Le foreste alpine sono caratterizzate da una notevole molteplicità di specie arboree. Non solo abeti – bianchi e rossi – ma anche larici, pini e – a quote inferiori – querce, faggi, latifoglie in genere. In comune c’è un attività economica, quella dello sfruttamento del legname, a cui sono soggette la maggior parte delle foreste alpine.

Difficile, in questi casi, parlare di ambiente “naturale”. Relativamente antropizzate anche in tempi storici, le foreste alpine sono sempre state sfruttate per ricavare legname, per liberare spazio ai pascoli, per far posto – più di recente – al progresso, con la costruzione di strade più ampie e scorrevoli, o al turismo, con l’abbattimento di interi versanti per la costruzione di piste da sci.

Il taglio del bosco rappresenta ad oggi la principale attività che incide su questo tipo di ambienti.
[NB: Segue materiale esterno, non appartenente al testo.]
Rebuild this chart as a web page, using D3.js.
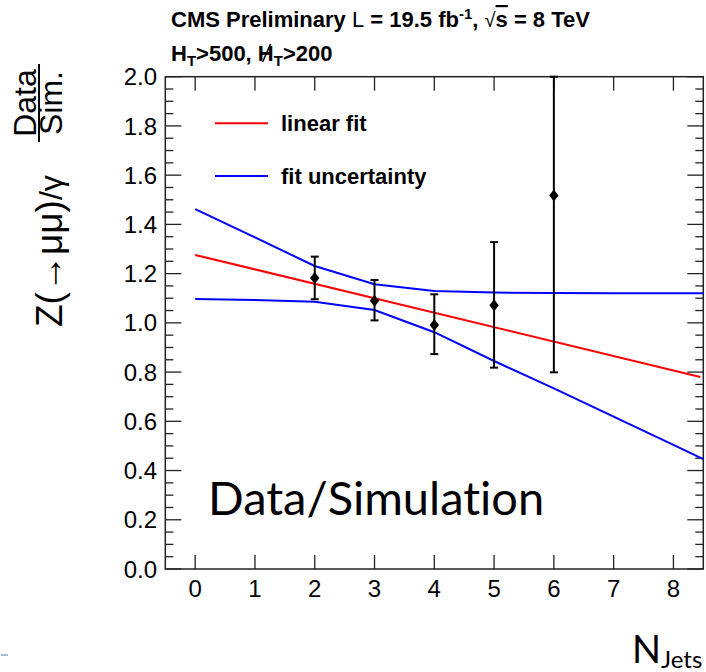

Oltre ad essere – di per sé – causa di periodico disturbo, il taglio del bosco modifica la composizione strutturale delle foreste, e, per conseguenza, la loro potenziale idoneità per tutta una serie di specie selvatiche.

A questo si aggiunge la necessità di usufruire di infrastrutture temporanee, come vie d’accesso, funicolari. Oppure permanenti, come strade forestali a viabilità limitata. Quel che è certo è che il “tasso di antropizzazione” delle foreste alpine è ad oggi elevatissimo, mentre è ampia la fascia nella quale alle attività di sfruttamento economico delle foreste per la produzione di legname si affianca l’utilizzo delle stesse a fini turistico-ricreativi.